The particular flavour of Councillor you elect doesn’t really matter and, even if you are lucky enough to have a “cabinet” member as your representative, most of the everyday decisions that affect you aren’t made by Councillors and only get our attention when you’re upset enough to shout at us.

So what should we be doing? Can we fix representative democracy – by, for example, banning political parties – or is it all rather too late and has the sheer scale of Government got too much for any effective system of representative government to manage? Certainly, those anarcho-capitalist folk would argue that we should abolish such indulgences as elections in favour of that most efficient of choice-based systems – the free market. However, despite a degree of sympathy with this view, I am not convinced of its merit and am convinced of the need for there to be a guarantor of the rules – which you may choose to call ‘government’.

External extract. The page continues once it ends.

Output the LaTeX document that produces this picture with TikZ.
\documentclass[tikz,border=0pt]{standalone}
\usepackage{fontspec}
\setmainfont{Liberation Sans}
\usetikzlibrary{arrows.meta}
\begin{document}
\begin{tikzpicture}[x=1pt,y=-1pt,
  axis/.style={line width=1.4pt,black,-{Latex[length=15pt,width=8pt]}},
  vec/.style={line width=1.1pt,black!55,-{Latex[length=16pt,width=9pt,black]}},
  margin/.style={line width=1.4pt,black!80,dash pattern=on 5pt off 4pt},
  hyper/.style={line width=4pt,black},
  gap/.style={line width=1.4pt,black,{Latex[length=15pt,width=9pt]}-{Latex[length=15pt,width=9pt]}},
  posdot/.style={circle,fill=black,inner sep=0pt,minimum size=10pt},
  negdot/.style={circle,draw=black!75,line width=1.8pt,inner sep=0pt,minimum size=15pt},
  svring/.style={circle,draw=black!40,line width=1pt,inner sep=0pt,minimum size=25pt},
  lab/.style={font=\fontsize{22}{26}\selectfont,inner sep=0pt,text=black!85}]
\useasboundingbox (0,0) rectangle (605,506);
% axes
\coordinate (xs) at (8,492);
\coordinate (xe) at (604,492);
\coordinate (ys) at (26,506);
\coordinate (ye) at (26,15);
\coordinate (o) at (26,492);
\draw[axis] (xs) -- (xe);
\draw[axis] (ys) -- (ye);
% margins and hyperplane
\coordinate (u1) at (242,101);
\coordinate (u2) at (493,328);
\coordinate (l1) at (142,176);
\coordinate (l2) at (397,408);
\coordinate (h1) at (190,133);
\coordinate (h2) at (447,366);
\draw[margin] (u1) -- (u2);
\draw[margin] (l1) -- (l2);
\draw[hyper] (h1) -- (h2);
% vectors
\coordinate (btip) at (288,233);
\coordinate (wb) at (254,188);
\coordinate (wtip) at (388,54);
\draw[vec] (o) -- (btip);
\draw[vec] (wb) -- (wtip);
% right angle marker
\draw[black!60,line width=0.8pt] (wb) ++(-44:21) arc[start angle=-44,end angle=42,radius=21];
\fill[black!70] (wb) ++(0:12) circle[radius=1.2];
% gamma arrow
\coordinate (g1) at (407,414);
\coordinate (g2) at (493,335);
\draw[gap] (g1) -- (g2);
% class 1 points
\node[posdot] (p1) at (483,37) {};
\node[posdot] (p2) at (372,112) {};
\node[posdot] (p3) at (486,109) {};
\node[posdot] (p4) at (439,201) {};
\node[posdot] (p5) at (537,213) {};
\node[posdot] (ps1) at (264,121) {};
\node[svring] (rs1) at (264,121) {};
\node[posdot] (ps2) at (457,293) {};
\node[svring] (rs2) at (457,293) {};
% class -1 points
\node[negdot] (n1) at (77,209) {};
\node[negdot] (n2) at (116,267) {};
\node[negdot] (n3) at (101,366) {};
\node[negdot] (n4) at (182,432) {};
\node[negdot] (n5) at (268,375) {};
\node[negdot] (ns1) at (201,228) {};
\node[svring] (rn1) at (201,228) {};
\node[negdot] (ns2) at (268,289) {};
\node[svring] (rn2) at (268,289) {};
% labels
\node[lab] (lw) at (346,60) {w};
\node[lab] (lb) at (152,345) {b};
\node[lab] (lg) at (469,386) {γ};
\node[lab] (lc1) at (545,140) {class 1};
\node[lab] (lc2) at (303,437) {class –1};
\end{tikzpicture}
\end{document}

I am also convinced of the need for this guarantee of fairness (by which I mean the equal application of the rules) to be provided by citizens rather than by experts. Hence common law, juries, parish councils and elected officials (as opposed to elected representatives). And in this system there is no real need for members of a parliament who take up their role on a permanent basis – in times past we selected parliaments for a specific purpose and on a time limited basis (just as we did with judges) and can do so again.

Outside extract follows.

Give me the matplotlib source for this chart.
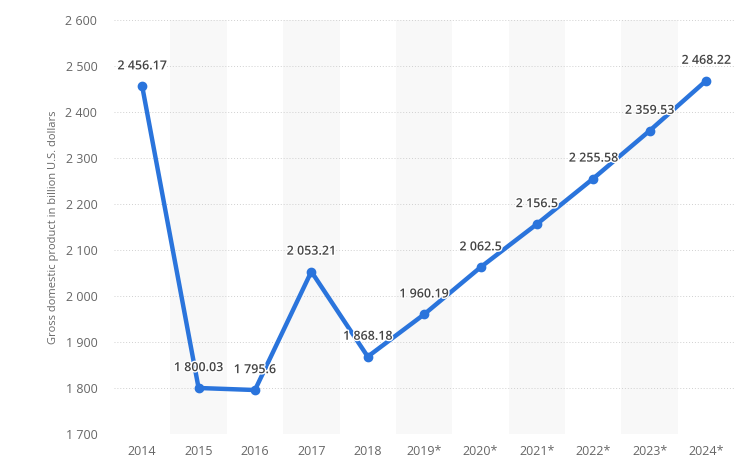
import matplotlib
matplotlib.use("Agg")
import matplotlib.pyplot as plt
import matplotlib.patheffects as pe

years = ["2014", "2015", "2016", "2017", "2018", "2019*", "2020*", "2021*", "2022*", "2023*", "2024*"]
gdp = [2456.17, 1800.03, 1795.6, 2053.21, 1868.18, 1960.19, 2062.5, 2156.5, 2255.58, 2359.53, 2468.22]
labels = ["2 456.17", "1 800.03", "1 795.6", "2 053.21", "1 868.18", "1 960.19", "2 062.5", "2 156.5", "2 255.58", "2 359.53", "2 468.22"]
yticks = [1700, 1800, 1900, 2000, 2100, 2200, 2300, 2400, 2500, 2600]

plt.rcParams['font.family'] = ['Open Sans', 'DejaVu Sans']

fig = plt.figure(figsize=(7.5, 4.65), dpi=100)
ax = fig.add_axes([0.152, 0.0667, 0.827, 0.890])

x = list(range(len(years)))
for i in x:
    if i % 2 == 1:
        ax.axvspan(i - 0.5, i + 0.5, color="#f8f8f8", zorder=0, lw=0)

for t in yticks:
    ax.axhline(t, color="#d0d0d0", lw=0.7, ls=(0, (1, 2)), zorder=1)

ax.plot(x, gdp, color="#2a74dc", lw=3.2, marker="o", ms=6, zorder=3, solid_capstyle="round")

for xi, yi, lab in zip(x, gdp, labels):
    ax.annotate(lab, (xi, yi), xytext=(0, 10), textcoords="offset points",
                ha="center", va="bottom", fontsize=9, fontweight="semibold", color="#444444",
                zorder=4, path_effects=[pe.withStroke(linewidth=2, foreground="white")])

ax.set_xlim(-0.5, len(years) - 0.5)
ax.set_ylim(1700, 2600)
ax.set_xticks(x)
ax.set_xticklabels(years)
ax.set_yticks(yticks)
ax.set_yticklabels([f"{t // 1000} {t % 1000:03d}" for t in yticks])
ax.tick_params(axis="both", length=0, labelsize=9, colors="#666666")
ax.tick_params(axis="y", pad=12)
ax.tick_params(axis="x", pad=8)
for s in ax.spines.values():
    s.set_visible(False)
ax.set_ylabel("Gross domestic product in billion U.S. dollars", fontsize=8, color="#666666", labelpad=5)

fig.savefig("out.png", dpi=100)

Our current system is broken – when barely 50% of those who can vote did vote in the most tightly fought election for decades and where local by-elections are decided by less than 15% there is something wrong. And it isn’t ignorance, apathy or idleness – they’ve rumbled us. They’ve worked out that the system is ramped up to favour political apparatchiks, they’ve spotted that, however people vote, the same nannying, interfering decisions get taken and it’s dawned on them that democracy isn’t all it’s cracked up to be. And who are they? They are the good idiots the ones who, to quote George Bailey “…do most of the working and paying and living and dying in this community.”


1 comment:

Phil said...

I don't think our current system is broken, though I don't think it works very well. However if we change to PR or any form of PR then the power will be permanently in the hands of the parties. At least with FPTP we have the possibility of our elected representatives being more afraid of the wishes of their electorate than their party.